## Data provided

- - -

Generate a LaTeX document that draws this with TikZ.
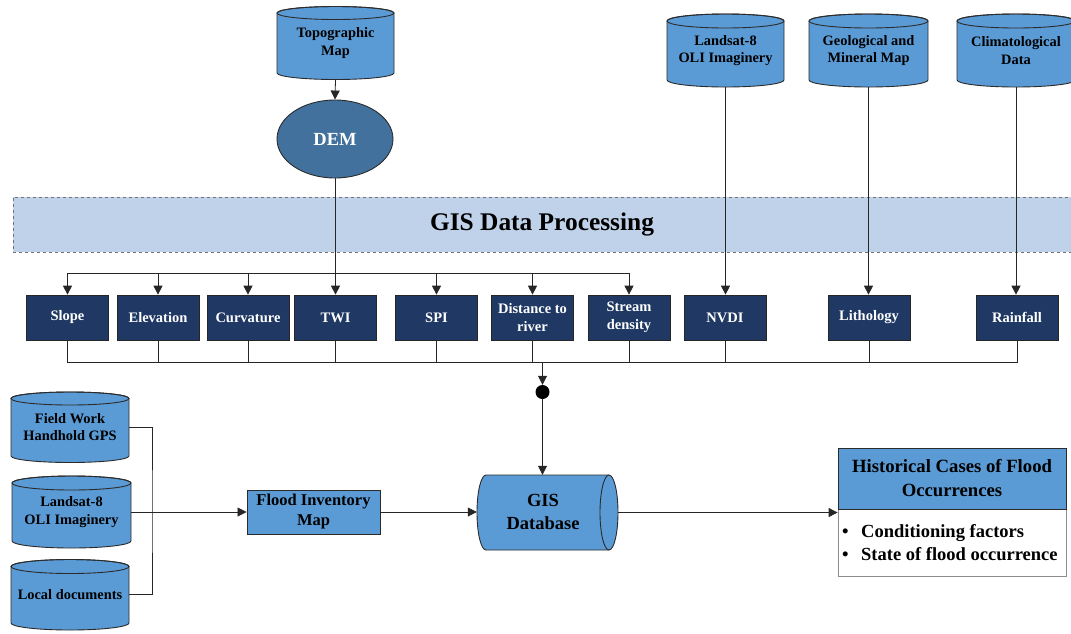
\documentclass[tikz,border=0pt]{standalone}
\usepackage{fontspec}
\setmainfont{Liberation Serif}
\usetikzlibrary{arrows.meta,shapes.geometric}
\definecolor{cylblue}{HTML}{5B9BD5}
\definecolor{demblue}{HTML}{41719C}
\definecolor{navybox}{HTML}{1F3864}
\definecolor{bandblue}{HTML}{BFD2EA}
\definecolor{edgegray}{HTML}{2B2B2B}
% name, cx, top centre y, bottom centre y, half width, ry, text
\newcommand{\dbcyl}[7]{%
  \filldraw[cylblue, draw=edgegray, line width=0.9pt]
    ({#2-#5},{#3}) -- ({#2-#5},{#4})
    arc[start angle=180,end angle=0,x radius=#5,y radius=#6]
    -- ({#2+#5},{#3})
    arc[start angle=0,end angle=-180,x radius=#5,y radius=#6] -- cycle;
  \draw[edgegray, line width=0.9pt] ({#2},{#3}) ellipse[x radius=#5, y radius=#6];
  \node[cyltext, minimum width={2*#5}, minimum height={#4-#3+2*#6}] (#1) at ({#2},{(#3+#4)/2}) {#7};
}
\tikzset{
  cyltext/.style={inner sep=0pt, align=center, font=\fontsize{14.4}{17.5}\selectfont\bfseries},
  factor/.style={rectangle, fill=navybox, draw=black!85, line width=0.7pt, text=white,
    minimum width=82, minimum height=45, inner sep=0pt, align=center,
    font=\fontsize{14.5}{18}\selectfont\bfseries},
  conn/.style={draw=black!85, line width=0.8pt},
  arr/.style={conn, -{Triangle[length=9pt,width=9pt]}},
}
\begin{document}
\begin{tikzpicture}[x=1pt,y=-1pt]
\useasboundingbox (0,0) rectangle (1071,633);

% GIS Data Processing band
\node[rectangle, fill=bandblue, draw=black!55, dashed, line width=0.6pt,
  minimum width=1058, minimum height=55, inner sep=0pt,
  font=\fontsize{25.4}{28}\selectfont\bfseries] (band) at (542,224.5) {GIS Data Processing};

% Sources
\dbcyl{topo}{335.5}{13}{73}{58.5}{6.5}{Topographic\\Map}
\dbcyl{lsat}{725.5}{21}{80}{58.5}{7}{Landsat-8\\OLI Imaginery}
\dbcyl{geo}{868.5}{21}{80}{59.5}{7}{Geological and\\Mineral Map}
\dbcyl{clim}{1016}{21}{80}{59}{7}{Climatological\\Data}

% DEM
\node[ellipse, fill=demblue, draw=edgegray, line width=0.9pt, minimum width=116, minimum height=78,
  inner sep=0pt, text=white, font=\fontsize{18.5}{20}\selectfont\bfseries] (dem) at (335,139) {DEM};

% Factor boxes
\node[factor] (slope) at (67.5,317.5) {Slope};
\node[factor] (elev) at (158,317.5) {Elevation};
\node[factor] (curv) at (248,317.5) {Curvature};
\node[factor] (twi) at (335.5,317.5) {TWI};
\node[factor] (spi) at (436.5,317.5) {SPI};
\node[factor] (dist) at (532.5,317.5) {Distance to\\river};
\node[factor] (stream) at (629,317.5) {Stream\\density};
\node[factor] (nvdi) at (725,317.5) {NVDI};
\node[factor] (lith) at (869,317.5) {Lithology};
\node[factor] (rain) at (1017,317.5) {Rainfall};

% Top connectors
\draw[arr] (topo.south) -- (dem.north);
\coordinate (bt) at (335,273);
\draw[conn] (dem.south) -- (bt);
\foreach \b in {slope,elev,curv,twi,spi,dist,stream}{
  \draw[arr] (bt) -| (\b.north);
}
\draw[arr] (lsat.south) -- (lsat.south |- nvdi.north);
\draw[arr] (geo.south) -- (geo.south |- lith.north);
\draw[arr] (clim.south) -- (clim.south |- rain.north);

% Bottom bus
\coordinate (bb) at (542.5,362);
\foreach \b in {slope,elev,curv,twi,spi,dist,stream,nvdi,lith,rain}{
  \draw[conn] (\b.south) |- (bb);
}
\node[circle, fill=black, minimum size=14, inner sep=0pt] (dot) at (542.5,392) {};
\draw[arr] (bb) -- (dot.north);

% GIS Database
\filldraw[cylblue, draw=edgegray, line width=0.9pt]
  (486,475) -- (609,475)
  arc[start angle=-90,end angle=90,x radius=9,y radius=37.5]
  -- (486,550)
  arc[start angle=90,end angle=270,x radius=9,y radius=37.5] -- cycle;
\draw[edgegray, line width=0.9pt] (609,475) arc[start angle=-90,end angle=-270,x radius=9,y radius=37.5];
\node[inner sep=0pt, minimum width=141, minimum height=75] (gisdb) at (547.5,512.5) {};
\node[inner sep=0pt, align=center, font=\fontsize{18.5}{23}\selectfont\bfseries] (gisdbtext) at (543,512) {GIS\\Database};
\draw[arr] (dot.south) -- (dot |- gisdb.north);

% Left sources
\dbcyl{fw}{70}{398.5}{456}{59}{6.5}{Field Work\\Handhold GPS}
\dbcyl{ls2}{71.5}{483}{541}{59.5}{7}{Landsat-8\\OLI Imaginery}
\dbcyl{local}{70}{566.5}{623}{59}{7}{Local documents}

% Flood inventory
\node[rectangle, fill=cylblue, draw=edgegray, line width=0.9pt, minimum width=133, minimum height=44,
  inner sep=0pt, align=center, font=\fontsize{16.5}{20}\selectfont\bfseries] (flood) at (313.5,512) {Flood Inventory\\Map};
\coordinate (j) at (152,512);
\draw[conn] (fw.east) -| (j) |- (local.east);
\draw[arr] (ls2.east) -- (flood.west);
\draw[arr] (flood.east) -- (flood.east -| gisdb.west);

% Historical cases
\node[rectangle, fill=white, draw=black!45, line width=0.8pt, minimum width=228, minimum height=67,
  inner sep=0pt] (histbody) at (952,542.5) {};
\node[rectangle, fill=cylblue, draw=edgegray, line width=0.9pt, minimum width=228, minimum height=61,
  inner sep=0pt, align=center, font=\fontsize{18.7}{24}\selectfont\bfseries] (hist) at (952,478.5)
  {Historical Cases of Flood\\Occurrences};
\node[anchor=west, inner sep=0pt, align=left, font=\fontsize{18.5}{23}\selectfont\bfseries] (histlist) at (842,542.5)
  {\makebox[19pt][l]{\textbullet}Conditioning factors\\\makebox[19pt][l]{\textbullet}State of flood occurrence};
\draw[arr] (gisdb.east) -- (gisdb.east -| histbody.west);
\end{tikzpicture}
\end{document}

- - -

## What you need to do
Quote the material in full and exactly; do not carry over its pictures.

## Answer to this task
Generate a LaTeX document that draws this with TikZ.
\documentclass[tikz,border=0pt]{standalone}
\usepackage{fontspec}
\setmainfont{Liberation Serif}
\usetikzlibrary{arrows.meta,shapes.geometric}
\definecolor{cylblue}{HTML}{5B9BD5}
\definecolor{demblue}{HTML}{41719C}
\definecolor{navybox}{HTML}{1F3864}
\definecolor{bandblue}{HTML}{BFD2EA}
\definecolor{edgegray}{HTML}{2B2B2B}
% name, cx, top centre y, bottom centre y, half width, ry, text
\newcommand{\dbcyl}[7]{%
  \filldraw[cylblue, draw=edgegray, line width=0.9pt]
    ({#2-#5},{#3}) -- ({#2-#5},{#4})
    arc[start angle=180,end angle=0,x radius=#5,y radius=#6]
    -- ({#2+#5},{#3})
    arc[start angle=0,end angle=-180,x radius=#5,y radius=#6] -- cycle;
  \draw[edgegray, line width=0.9pt] ({#2},{#3}) ellipse[x radius=#5, y radius=#6];
  \node[cyltext, minimum width={2*#5}, minimum height={#4-#3+2*#6}] (#1) at ({#2},{(#3+#4)/2}) {#7};
}
\tikzset{
  cyltext/.style={inner sep=0pt, align=center, font=\fontsize{14.4}{17.5}\selectfont\bfseries},
  factor/.style={rectangle, fill=navybox, draw=black!85, line width=0.7pt, text=white,
    minimum width=82, minimum height=45, inner sep=0pt, align=center,
    font=\fontsize{14.5}{18}\selectfont\bfseries},
  conn/.style={draw=black!85, line width=0.8pt},
  arr/.style={conn, -{Triangle[length=9pt,width=9pt]}},
}
\begin{document}
\begin{tikzpicture}[x=1pt,y=-1pt]
\useasboundingbox (0,0) rectangle (1071,633);

% GIS Data Processing band
\node[rectangle, fill=bandblue, draw=black!55, dashed, line width=0.6pt,
  minimum width=1058, minimum height=55, inner sep=0pt,
  font=\fontsize{25.4}{28}\selectfont\bfseries] (band) at (542,224.5) {GIS Data Processing};

% Sources
\dbcyl{topo}{335.5}{13}{73}{58.5}{6.5}{Topographic\\Map}
\dbcyl{lsat}{725.5}{21}{80}{58.5}{7}{Landsat-8\\OLI Imaginery}
\dbcyl{geo}{868.5}{21}{80}{59.5}{7}{Geological and\\Mineral Map}
\dbcyl{clim}{1016}{21}{80}{59}{7}{Climatological\\Data}

% DEM
\node[ellipse, fill=demblue, draw=edgegray, line width=0.9pt, minimum width=116, minimum height=78,
  inner sep=0pt, text=white, font=\fontsize{18.5}{20}\selectfont\bfseries] (dem) at (335,139) {DEM};

% Factor boxes
\node[factor] (slope) at (67.5,317.5) {Slope};
\node[factor] (elev) at (158,317.5) {Elevation};
\node[factor] (curv) at (248,317.5) {Curvature};
\node[factor] (twi) at (335.5,317.5) {TWI};
\node[factor] (spi) at (436.5,317.5) {SPI};
\node[factor] (dist) at (532.5,317.5) {Distance to\\river};
\node[factor] (stream) at (629,317.5) {Stream\\density};
\node[factor] (nvdi) at (725,317.5) {NVDI};
\node[factor] (lith) at (869,317.5) {Lithology};
\node[factor] (rain) at (1017,317.5) {Rainfall};

% Top connectors
\draw[arr] (topo.south) -- (dem.north);
\coordinate (bt) at (335,273);
\draw[conn] (dem.south) -- (bt);
\foreach \b in {slope,elev,curv,twi,spi,dist,stream}{
  \draw[arr] (bt) -| (\b.north);
}
\draw[arr] (lsat.south) -- (lsat.south |- nvdi.north);
\draw[arr] (geo.south) -- (geo.south |- lith.north);
\draw[arr] (clim.south) -- (clim.south |- rain.north);

% Bottom bus
\coordinate (bb) at (542.5,362);
\foreach \b in {slope,elev,curv,twi,spi,dist,stream,nvdi,lith,rain}{
  \draw[conn] (\b.south) |- (bb);
}
\node[circle, fill=black, minimum size=14, inner sep=0pt] (dot) at (542.5,392) {};
\draw[arr] (bb) -- (dot.north);

% GIS Database
\filldraw[cylblue, draw=edgegray, line width=0.9pt]
  (486,475) -- (609,475)
  arc[start angle=-90,end angle=90,x radius=9,y radius=37.5]
  -- (486,550)
  arc[start angle=90,end angle=270,x radius=9,y radius=37.5] -- cycle;
\draw[edgegray, line width=0.9pt] (609,475) arc[start angle=-90,end angle=-270,x radius=9,y radius=37.5];
\node[inner sep=0pt, minimum width=141, minimum height=75] (gisdb) at (547.5,512.5) {};
\node[inner sep=0pt, align=center, font=\fontsize{18.5}{23}\selectfont\bfseries] (gisdbtext) at (543,512) {GIS\\Database};
\draw[arr] (dot.south) -- (dot |- gisdb.north);

% Left sources
\dbcyl{fw}{70}{398.5}{456}{59}{6.5}{Field Work\\Handhold GPS}
\dbcyl{ls2}{71.5}{483}{541}{59.5}{7}{Landsat-8\\OLI Imaginery}
\dbcyl{local}{70}{566.5}{623}{59}{7}{Local documents}

% Flood inventory
\node[rectangle, fill=cylblue, draw=edgegray, line width=0.9pt, minimum width=133, minimum height=44,
  inner sep=0pt, align=center, font=\fontsize{16.5}{20}\selectfont\bfseries] (flood) at (313.5,512) {Flood Inventory\\Map};
\coordinate (j) at (152,512);
\draw[conn] (fw.east) -| (j) |- (local.east);
\draw[arr] (ls2.east) -- (flood.west);
\draw[arr] (flood.east) -- (flood.east -| gisdb.west);

% Historical cases
\node[rectangle, fill=white, draw=black!45, line width=0.8pt, minimum width=228, minimum height=67,
  inner sep=0pt] (histbody) at (952,542.5) {};
\node[rectangle, fill=cylblue, draw=edgegray, line width=0.9pt, minimum width=228, minimum height=61,
  inner sep=0pt, align=center, font=\fontsize{18.7}{24}\selectfont\bfseries] (hist) at (952,478.5)
  {Historical Cases of Flood\\Occurrences};
\node[anchor=west, inner sep=0pt, align=left, font=\fontsize{18.5}{23}\selectfont\bfseries] (histlist) at (842,542.5)
  {\makebox[19pt][l]{\textbullet}Conditioning factors\\\makebox[19pt][l]{\textbullet}State of flood occurrence};
\draw[arr] (gisdb.east) -- (gisdb.east -| histbody.west);
\end{tikzpicture}
\end{document}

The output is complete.